Copy out the lines that include the word "this".

Source code of charts:
_ _ _ _ _
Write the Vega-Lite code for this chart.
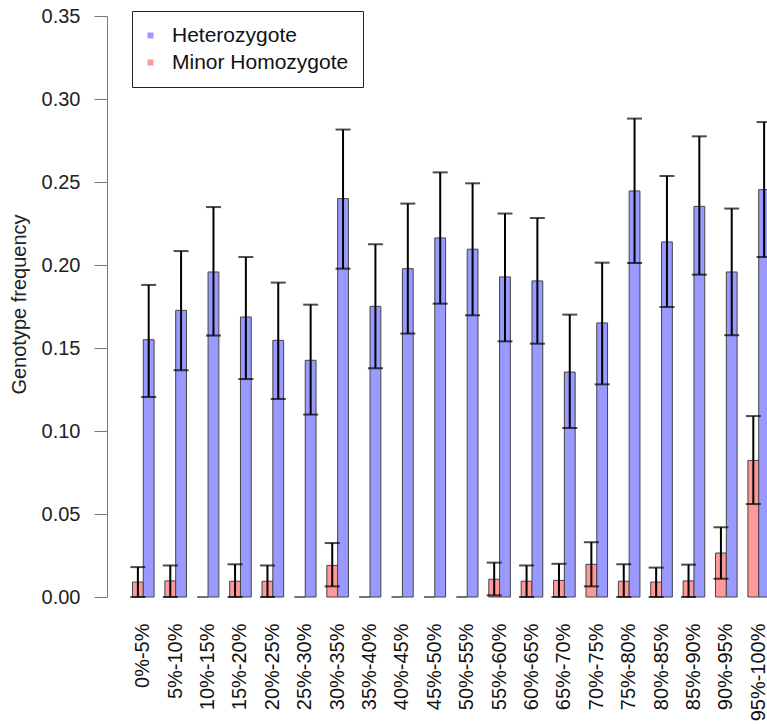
{
  "$schema": "https://vega.github.io/schema/vega-lite/v6.json",
  "width": 660,
  "height": 581,
  "autosize": {"type": "none"},
  "padding": {"left": 107, "top": 16, "right": 0, "bottom": 127},
  "background": "white",
  "config": {
    "font": "Liberation Sans",
    "view": {"stroke": null},
    "legend": {
      "orient": "none",
      "legendX": 25,
      "legendY": -5,
      "strokeColor": "#222",
      "strokeWidth": 1,
      "padding": 14,
      "symbolType": "square",
      "symbolSize": 36,
      "symbolStrokeWidth": 0,
      "symbolOffset": -6,
      "labelFontSize": 21,
      "labelColor": "#111",
      "labelOffset": 11,
      "labelLimit": 400,
      "rowPadding": 5,
      "title": null
    }
  },
  "data": {
    "values": [
      {"bin": "0%-5%", "genotype": "Minor Homozygote", "freq": 0.009, "lo": 0, "hi": 0.018},
      {"bin": "0%-5%", "genotype": "Heterozygote", "freq": 0.155, "lo": 0.1205, "hi": 0.188},
      {"bin": "5%-10%", "genotype": "Minor Homozygote", "freq": 0.0097, "lo": 0, "hi": 0.019},
      {"bin": "5%-10%", "genotype": "Heterozygote", "freq": 0.1727, "lo": 0.1366, "hi": 0.2084},
      {"bin": "10%-15%", "genotype": "Minor Homozygote", "freq": 0, "lo": null, "hi": null},
      {"bin": "10%-15%", "genotype": "Heterozygote", "freq": 0.1958, "lo": 0.1575, "hi": 0.2349},
      {"bin": "15%-20%", "genotype": "Minor Homozygote", "freq": 0.0095, "lo": 0, "hi": 0.0197},
      {"bin": "15%-20%", "genotype": "Heterozygote", "freq": 0.1687, "lo": 0.1313, "hi": 0.2048},
      {"bin": "20%-25%", "genotype": "Minor Homozygote", "freq": 0.0095, "lo": 0, "hi": 0.019},
      {"bin": "20%-25%", "genotype": "Heterozygote", "freq": 0.1546, "lo": 0.1193, "hi": 0.1894},
      {"bin": "25%-30%", "genotype": "Minor Homozygote", "freq": 0, "lo": null, "hi": null},
      {"bin": "25%-30%", "genotype": "Heterozygote", "freq": 0.1426, "lo": 0.1099, "hi": 0.1761},
      {"bin": "30%-35%", "genotype": "Minor Homozygote", "freq": 0.019, "lo": 0.0064, "hi": 0.0325},
      {"bin": "30%-35%", "genotype": "Heterozygote", "freq": 0.24, "lo": 0.1978, "hi": 0.2816},
      {"bin": "35%-40%", "genotype": "Minor Homozygote", "freq": 0, "lo": null, "hi": null},
      {"bin": "35%-40%", "genotype": "Heterozygote", "freq": 0.1751, "lo": 0.1378, "hi": 0.2125},
      {"bin": "40%-45%", "genotype": "Minor Homozygote", "freq": 0, "lo": null, "hi": null},
      {"bin": "40%-45%", "genotype": "Heterozygote", "freq": 0.1978, "lo": 0.1587, "hi": 0.237},
      {"bin": "45%-50%", "genotype": "Minor Homozygote", "freq": 0, "lo": null, "hi": null},
      {"bin": "45%-50%", "genotype": "Heterozygote", "freq": 0.2163, "lo": 0.1767, "hi": 0.2558},
      {"bin": "50%-55%", "genotype": "Minor Homozygote", "freq": 0, "lo": null, "hi": null},
      {"bin": "50%-55%", "genotype": "Heterozygote", "freq": 0.2095, "lo": 0.1697, "hi": 0.2492},
      {"bin": "55%-60%", "genotype": "Minor Homozygote", "freq": 0.0107, "lo": 0.001, "hi": 0.0207},
      {"bin": "55%-60%", "genotype": "Heterozygote", "freq": 0.1928, "lo": 0.154, "hi": 0.231},
      {"bin": "60%-65%", "genotype": "Minor Homozygote", "freq": 0.0095, "lo": 0, "hi": 0.019},
      {"bin": "60%-65%", "genotype": "Heterozygote", "freq": 0.1904, "lo": 0.1526, "hi": 0.2283},
      {"bin": "65%-70%", "genotype": "Minor Homozygote", "freq": 0.01, "lo": 0, "hi": 0.02},
      {"bin": "65%-70%", "genotype": "Heterozygote", "freq": 0.1355, "lo": 0.1018, "hi": 0.1701},
      {"bin": "70%-75%", "genotype": "Minor Homozygote", "freq": 0.0197, "lo": 0.0064, "hi": 0.033},
      {"bin": "70%-75%", "genotype": "Heterozygote", "freq": 0.1651, "lo": 0.1281, "hi": 0.2014},
      {"bin": "75%-80%", "genotype": "Minor Homozygote", "freq": 0.0095, "lo": 0, "hi": 0.0197},
      {"bin": "75%-80%", "genotype": "Heterozygote", "freq": 0.2446, "lo": 0.2012, "hi": 0.2882},
      {"bin": "80%-85%", "genotype": "Minor Homozygote", "freq": 0.009, "lo": 0, "hi": 0.0177},
      {"bin": "80%-85%", "genotype": "Heterozygote", "freq": 0.2139, "lo": 0.1747, "hi": 0.2536},
      {"bin": "85%-90%", "genotype": "Minor Homozygote", "freq": 0.0097, "lo": 0, "hi": 0.0195},
      {"bin": "85%-90%", "genotype": "Heterozygote", "freq": 0.2353, "lo": 0.1942, "hi": 0.2775},
      {"bin": "90%-95%", "genotype": "Minor Homozygote", "freq": 0.0265, "lo": 0.011, "hi": 0.042},
      {"bin": "90%-95%", "genotype": "Heterozygote", "freq": 0.1958, "lo": 0.1577, "hi": 0.234},
      {"bin": "95%-100%", "genotype": "Minor Homozygote", "freq": 0.0823, "lo": 0.056, "hi": 0.109},
      {"bin": "95%-100%", "genotype": "Heterozygote", "freq": 0.2454, "lo": 0.2048, "hi": 0.2861}
    ]
  },
  "encoding": {
    "x": {
      "field": "bin",
      "type": "nominal",
      "sort": null,
      "scale": {"range": [0, 688], "paddingInner": 0.3333, "paddingOuter": 0.787},
      "axis": {
        "title": null,
        "domain": false,
        "ticks": false,
        "labelAngle": 270,
        "labelAlign": "right",
        "labelBaseline": "middle",
        "labelPadding": 26,
        "labelFontSize": 20,
        "labelColor": "#111",
        "labelOverlap": false
      }
    },
    "xOffset": {
      "field": "genotype",
      "type": "nominal",
      "scale": {"domain": ["Minor Homozygote", "Heterozygote"], "paddingInner": 0, "paddingOuter": 0}
    }
  },
  "layer": [
    {
      "mark": {"type": "bar", "stroke": "#444", "strokeWidth": 1},
      "encoding": {
        "y": {
          "field": "freq",
          "type": "quantitative",
          "scale": {"domain": [0, 0.35], "nice": false, "zero": true},
          "axis": {
            "values": [0, 0.05, 0.1, 0.15, 0.2, 0.25, 0.3, 0.35],
            "format": ".2f",
            "grid": false,
            "domainColor": "#777",
            "tickColor": "#777",
            "tickSize": 13,
            "labelPadding": 14,
            "labelFontSize": 20,
            "labelColor": "#222",
            "title": "Genotype frequency",
            "titleFontSize": 20,
            "titleFontWeight": "normal",
            "titleColor": "#222",
            "titleAngle": 270,
            "titleX": -88,
            "titleY": 288,
            "titleAlign": "center",
            "titleBaseline": "middle"
          }
        },
        "color": {
          "field": "genotype",
          "type": "nominal",
          "scale": {"domain": ["Heterozygote", "Minor Homozygote"], "range": ["#9999FF", "#FF9999"]},
          "legend": {"title": null}
        }
      }
    },
    {
      "transform": [{"filter": "datum.lo != null"}],
      "mark": {"type": "rule", "color": "#000", "strokeWidth": 2},
      "encoding": {
        "y": {"field": "lo", "type": "quantitative"},
        "y2": {"field": "hi"}
      }
    },
    {
      "transform": [{"filter": "datum.lo != null"}],
      "mark": {"type": "tick", "color": "#000", "thickness": 2, "size": 15, "orient": "horizontal"},
      "encoding": {
        "y": {"field": "lo", "type": "quantitative"}
      }
    },
    {
      "transform": [{"filter": "datum.lo != null"}],
      "mark": {"type": "tick", "color": "#000", "thickness": 2, "size": 15, "orient": "horizontal"},
      "encoding": {
        "y": {"field": "hi", "type": "quantitative"}
      }
    }
  ]
}
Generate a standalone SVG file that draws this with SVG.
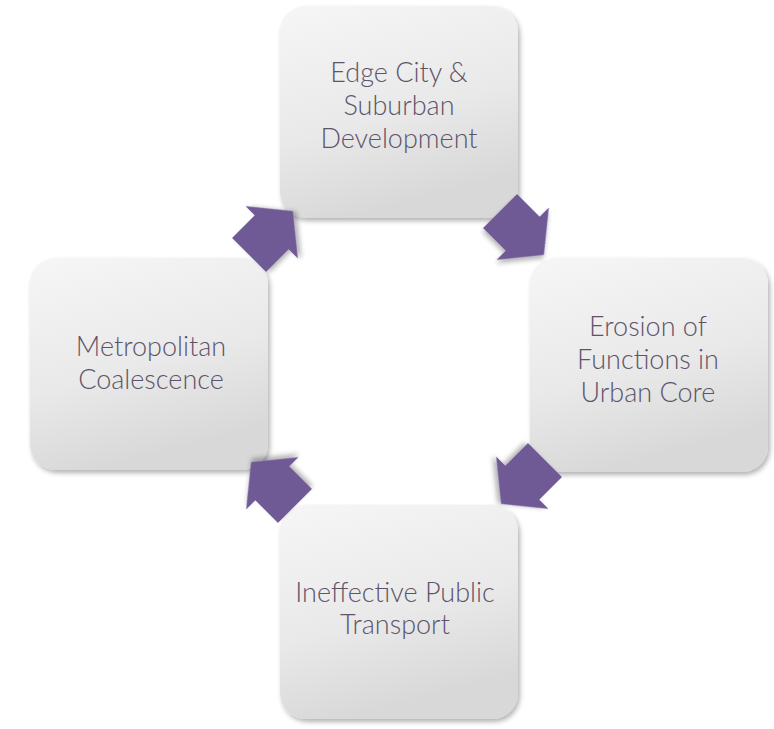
_ _ _ _ _
EXPECTED OUTPUT:
Write the Vega-Lite code for this chart.
Generate a standalone SVG file that draws this with SVG.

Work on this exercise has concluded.